Was there a point to this blog?  I was coming to that...

I had a bit of a pray about my diet/weight/size/health - said I really wanted to be thin, did not want to take up M's suggestion of baryatric surgery... would I ever get thin?  And heard  Three years.   That was encouraging, because I know I could be thin in three years if I stuck to it - roughly.   It is easier to stick to it now I think, especially since when I do eat carby foods - like tonight's pizza - I feel deadly dopey afterwards, and my mind does not function well.  I don't like that at all.  But I do need to do some exercise.

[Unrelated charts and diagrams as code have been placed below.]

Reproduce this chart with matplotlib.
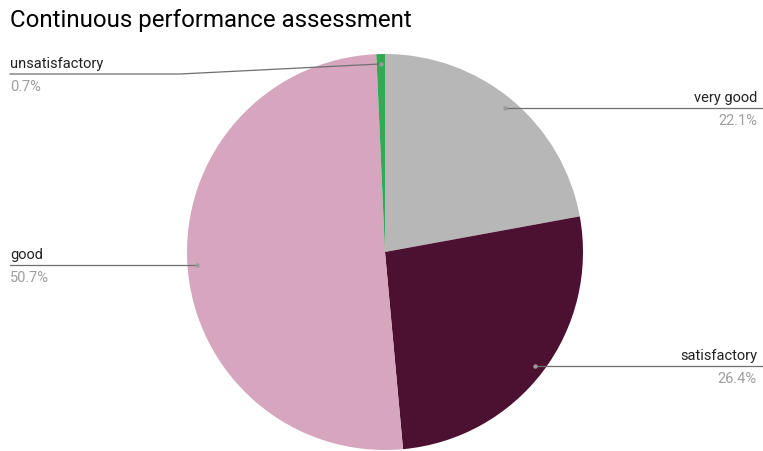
import matplotlib.pyplot as plt
import numpy as np

plt.rcParams["font.family"] = ["Roboto", "DejaVu Sans"]

## data
labels = ["very good", "satisfactory", "good", "unsatisfactory"]
shares = [22.1, 26.4, 50.7, 0.7]
colors = ["#b7b7b7", "#4c1130", "#d5a6bd", "#34a853"]

## layout (pixels, y measured from top)
W, H = 763, 451
cx, cy, R = 385, 252, 198
# label line y (None = follow anchor), text side
label_pos = {
    "very good": (None, "right"),
    "satisfactory": (None, "right"),
    "good": (None, "left"),
    "unsatisfactory": (74, "left"),
}

fig = plt.figure(figsize=(W / 100, H / 100), dpi=100)
ax = fig.add_axes([0, 0, 1, 1])

wedges, _ = ax.pie(shares, colors=colors, startangle=90, counterclock=False,
                   center=(cx, H - cy), radius=R,
                   wedgeprops=dict(linewidth=0))
ax.set_xlim(0, W)
ax.set_ylim(0, H)
ax.set_aspect("equal")
ax.axis("off")

line_c = "#6f6f6f"
fs_lab = 10.5
for w, lab, val in zip(wedges, labels, shares):
    ang = np.deg2rad((w.theta1 + w.theta2) / 2)
    px = cx + 0.95 * R * np.cos(ang)
    py = H - cy + 0.95 * R * np.sin(ang)
    ly, side = label_pos[lab]
    ly = py if ly is None else H - ly
    if side == "right":
        ax.plot([px, W], [ly, ly], color=line_c, lw=0.9, zorder=3)
        tx, ha = W - 6, "right"
    else:
        if abs(py - ly) < 3:
            ax.plot([10, px], [ly, ly], color=line_c, lw=0.9, zorder=3)
        else:
            ax.plot([10, 180, px], [ly, ly, py], color=line_c, lw=0.9, zorder=3)
        tx, ha = 10, "left"
    ax.scatter([px], [py], s=10, color="#9a9a9a", zorder=4, linewidths=0)
    ax.text(tx, ly + 10, lab, ha=ha, va="center", fontsize=fs_lab, color="#222222")
    ax.text(tx, ly - 13, f"{val}%", ha=ha, va="center", fontsize=fs_lab, color="#9e9e9e")

ax.text(10, H - 20, "Continuous performance assessment", ha="left", va="center",
        fontsize=17.3, color="#000000")

fig.savefig("out.png", dpi=100)
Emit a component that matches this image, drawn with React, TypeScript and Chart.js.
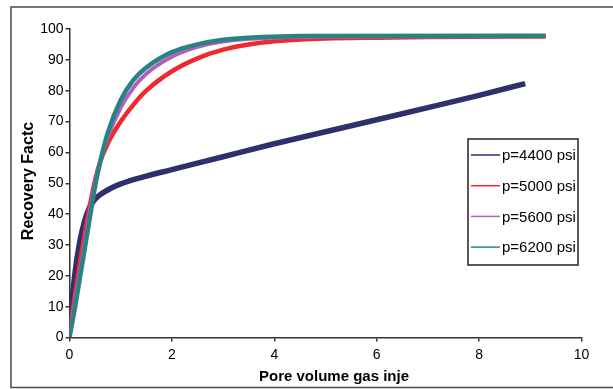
import React, { useEffect, useRef } from "react";
import { Chart, registerables } from "chart.js";

Chart.register(...registerables);

const seriesLabels = ["p=4400 psi", "p=5000 psi", "p=5600 psi", "p=6200 psi"];
const seriesColors = ["#2F2F6B", "#EE2A2A", "#B060C0", "#2A8282"];

const x4400 = [0, 0.05, 0.1, 0.2, 0.3, 0.4, 0.5, 0.6, 0.8, 1.0, 1.5, 2, 3, 4, 5, 6, 7, 8, 8.9];
const y4400 = [3, 12, 20, 31, 38, 42.5, 44.8, 46.3, 48.3, 49.8, 52.3, 54.4, 58.6, 62.8, 66.7, 70.6, 74.5, 78.5, 82.3];

const x5000 = [0, 0.1, 0.2, 0.3, 0.4, 0.5, 0.6, 0.75, 1, 1.25, 1.5, 2, 2.5, 3, 3.5, 4, 5, 6, 7, 9.3];
const y5000 = [2, 13, 24, 34, 43, 51, 57, 63, 70, 75.5, 80, 86.3, 90.5, 93.3, 95, 96, 96.9, 97.2, 97.4, 97.6];

const x5600 = [0, 0.1, 0.2, 0.3, 0.4, 0.5, 0.6, 0.75, 1, 1.25, 1.5, 2, 2.5, 3, 3.5, 4, 5, 9.3];
const y5600 = [1, 11, 21, 31, 41, 50, 57, 65, 74.5, 81, 85.5, 91, 94.2, 95.9, 96.8, 97.2, 97.5, 97.7];

const x6200 = [0, 0.1, 0.2, 0.3, 0.4, 0.5, 0.6, 0.75, 1, 1.25, 1.5, 2, 2.5, 3, 3.5, 4, 4.5, 9.3];
const y6200 = [0, 9, 19, 29, 39, 49, 57, 66.5, 77, 83.5, 87.5, 92.5, 95, 96.5, 97.2, 97.5, 97.7, 97.8];

const xTitle = "Pore volume gas inje";
const yTitle = "Recovery Factc";

const seriesX = [x4400, x5000, x5600, x6200];
const seriesY = [y4400, y5000, y5600, y6200];
const drawOrder = [4, 3, 2, 1];
const lineWidths = [5.5, 4.5, 4, 4.5];

const FONT = "'Liberation Sans', Arial, sans-serif";

const decorPlugin = {
  id: "decor",
  beforeDraw(chart: any) {
    const ctx = chart.ctx;
    ctx.save();
    ctx.fillStyle = "#ffffff";
    ctx.fillRect(0, 0, chart.width, chart.height);
    ctx.strokeStyle = "#4a4a4a";
    ctx.lineWidth = 1.5;
    ctx.strokeRect(11, 7, chart.width + 10, 380.5);
    ctx.restore();
  },
  afterDraw(chart: any) {
    const ctx = chart.ctx;
    ctx.save();
    ctx.fillStyle = "#000";
    ctx.font = `bold 15px ${FONT}`;
    ctx.textAlign = "center";
    ctx.textBaseline = "middle";
    ctx.fillText(xTitle, 334, 377);
    ctx.save();
    ctx.font = `bold 16px ${FONT}`;
    ctx.translate(28.5, 181);
    ctx.rotate(-Math.PI / 2);
    ctx.fillText(yTitle, 0, 0);
    ctx.restore();

    // legend
    const lx = 468, ly = 139, lw = 110, lh = 126;
    ctx.fillStyle = "#ffffff";
    ctx.fillRect(lx, ly, lw, lh);
    ctx.strokeStyle = "#222";
    ctx.lineWidth = 1.5;
    ctx.strokeRect(lx, ly, lw, lh);
    ctx.font = `15px ${FONT}`;
    ctx.textAlign = "left";
    chart.data.datasets.forEach((ds: any, i: number) => {
      const yy = 155 + i * 30.7;
      ctx.strokeStyle = ds.borderColor;
      ctx.lineWidth = 1.5;
      ctx.beginPath();
      ctx.moveTo(471, yy);
      ctx.lineTo(500, yy);
      ctx.stroke();
      ctx.fillStyle = "#000";
      ctx.fillText(ds.label, 502, yy + 1);
    });
    ctx.restore();
  },
};

export default function App() {
  const ref = useRef<HTMLCanvasElement | null>(null);
  useEffect(() => {
    if (!ref.current) return;
    const datasets = seriesLabels.map((label, i) => ({
      label,
      data: seriesX[i].map((x, j) => ({ x, y: seriesY[i][j] })),
      borderColor: seriesColors[i],
      backgroundColor: seriesColors[i],
      borderWidth: lineWidths[i],
      pointRadius: 0,
      cubicInterpolationMode: "monotone" as const,
      fill: false,
      order: drawOrder[i],
    }));
    const chart = new Chart(ref.current, {
      type: "line",
      data: { datasets },
      plugins: [decorPlugin],
      options: {
        animation: false,
        responsive: false,
        maintainAspectRatio: false,
        layout: { padding: { top: 29, right: 31.5, left: 0, bottom: 0 } },
        plugins: { legend: { display: false }, tooltip: { enabled: false } },
        scales: {
          x: {
            type: "linear",
            min: 0,
            max: 10,
            ticks: { stepSize: 2, color: "#000", font: { family: FONT, size: 14 }, padding: 5, maxRotation: 0 },
            grid: { display: true, drawOnChartArea: false, drawTicks: true, tickLength: 4, color: "#333", lineWidth: 1.5 },
            border: { display: true, color: "#333", width: 1.5 },
            afterFit: (s: any) => { s.height = 51.5; },
          },
          y: {
            type: "linear",
            min: 0,
            max: 100,
            ticks: { stepSize: 10, color: "#000", font: { family: FONT, size: 14 }, padding: 2 },
            grid: { display: true, drawOnChartArea: false, drawTicks: true, tickLength: 4, color: "#333", lineWidth: 1.5 },
            border: { display: true, color: "#333", width: 1.5 },
            afterFit: (s: any) => { s.width = 69.5; },
          },
        },
      },
    });
    return () => chart.destroy();
  }, []);
  return (
    <div style={{ position: "absolute", left: 0, top: 0, width: 613, height: 389 }}>
      <canvas ref={ref} width={613} height={389} style={{ width: 613, height: 389, display: "block" }} />
    </div>
  );
}
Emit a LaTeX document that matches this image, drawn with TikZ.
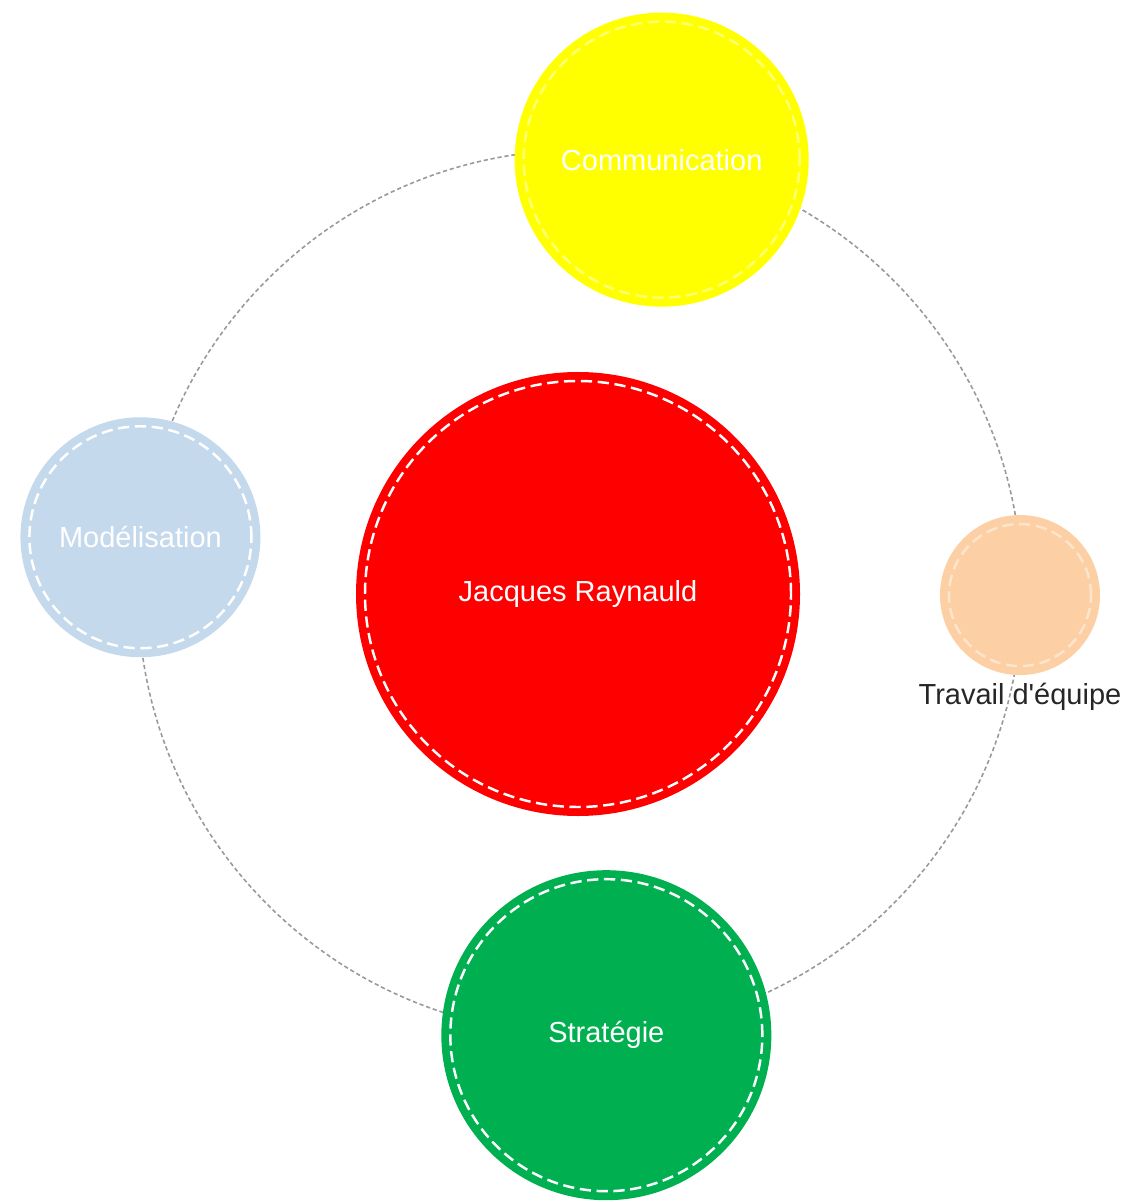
\documentclass[tikz,border=0pt]{standalone}
\usepackage{fontspec}
\setmainfont{Liberation Sans}
\usetikzlibrary{positioning}

\definecolor{commyellow}{RGB}{255,255,0}
\definecolor{modblue}{RGB}{197,217,237}
\definecolor{teampeach}{RGB}{252,208,164}
\definecolor{stratgreen}{RGB}{0,176,80}
\definecolor{mainred}{RGB}{255,0,0}

\begin{document}
\begin{tikzpicture}[font=\fontsize{8.25}{10}\selectfont,
  bubble/.style={circle, inner sep=0pt, text=white, fill=#1, draw=white, line width=0.7pt,
    dash pattern=on 3.2pt off 1.6pt, preaction={draw=#1, draw opacity=1, solid, line width=0.18cm}},
  faint/.style={draw opacity=0.45},
  orbit line/.style={draw=black!40, line width=0.45pt, dash pattern=on 1.2pt off 0.8pt}]

\useasboundingbox (0,0) rectangle (11.27,-12.02);

\coordinate (orbit) at (5.80,-5.92);
\draw[orbit line] (orbit) circle (4.42);

\node[bubble=mainred, minimum size=4.26cm] (jacques) at (5.78,-5.94) {Jacques Raynauld};
\node[bubble=commyellow, faint, minimum size=2.76cm] (comm) at ([shift={(79.3:4.40)}]orbit) {Communication};
\node[bubble=modblue, minimum size=2.22cm] (model) at ([shift={(172.9:4.43)}]orbit) {Modélisation};
\node[bubble=teampeach, faint, minimum size=1.42cm] (team) at ([shift={(-0.4:4.40)}]orbit) {};
\node[bubble=stratgreen, minimum size=3.12cm] (strat) at ([shift={(-86.6:4.44)}]orbit) {Stratégie};

\node[text=black!85, inner sep=2pt] (team label) [below=0.8mm of team] {Travail d\textquotesingle équipe};

\end{tikzpicture}
\end{document}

I was also praying about the writing, because I am convinced that Conscience will be taken up (good story, true story, set in WWI - centenary coming up, well written etc.) and published, but I am a bit sad for The Formative Year because it is very lovely in its way.  So a couple of days later, thinking about that "will it ever be published?"  I heard two years.   So that's rather cheering, because these voice of God things tend to be right.  (OK - all the rationalists have now fainted - but revive please, and pay attention).  I am perfectly clear that what I call the voice of God or the Holy Spirit may very well not be, but culturally it is coherent with other people's experience of the Holy Spirit - not everyone hears an inner voice, some people experience it in other ways.  The fact is the Holy Spirit (if you will allow me to call it that, as it is my cultural tradition to do so) will tell you where your keys are, or when you will find them... when I lost my keys recently I heard soon, the following day I heard tomorrow, and finally, the day I found them I heard today.  This is not remarkable, because there is this helpful voice intermittently in my head, when I really need to know something.  But it won't tell me everything - and is silent on matters dear to my evil heart... It is a comforting voice - in accordance with its name The Comforter - it doesn't speak much, just a few short words; it is the still small voice that speaks out of the whirlwind of one's fears, passions and anxieties, and it says things like It will be all right.   I could give endless examples of when it has helped me, that night on the M20 for example - a really scarey time in the snow, it helped me get off the road - if I hadn't I would have been stuck above Folkestone with the lorries all night.

To people who hate religion, I say, ignore religion, cultivate a relationship with God - ask him for the Holy Spirit and get help... forget about the power of the Vatican, childmolesting, boring chapel or assemblies, or whatever it is that annoys you about organised religion, just cultivate God - get to know God - speak together, listen, learn...

If I were going to write a list of things which annoyed me about Richard Dawkins it would fill this blog, but I think if I felt he was someone who had ever tried to make contact with God - and had somehow failed, I might be able to sympathise with him.  What I most dislike is the sense that God and anything to do with God is so beneath his mighty intellect that he wouldn't deign to humble his brain to do that.  I think the brain is an amazing part of God's evolved creation... and part of its amazingness is its ability to let us hear God - to be in touch with God. 

OK - that's enough God!  Well, probably for the readership anyway. Was that the point of this blog? Probably.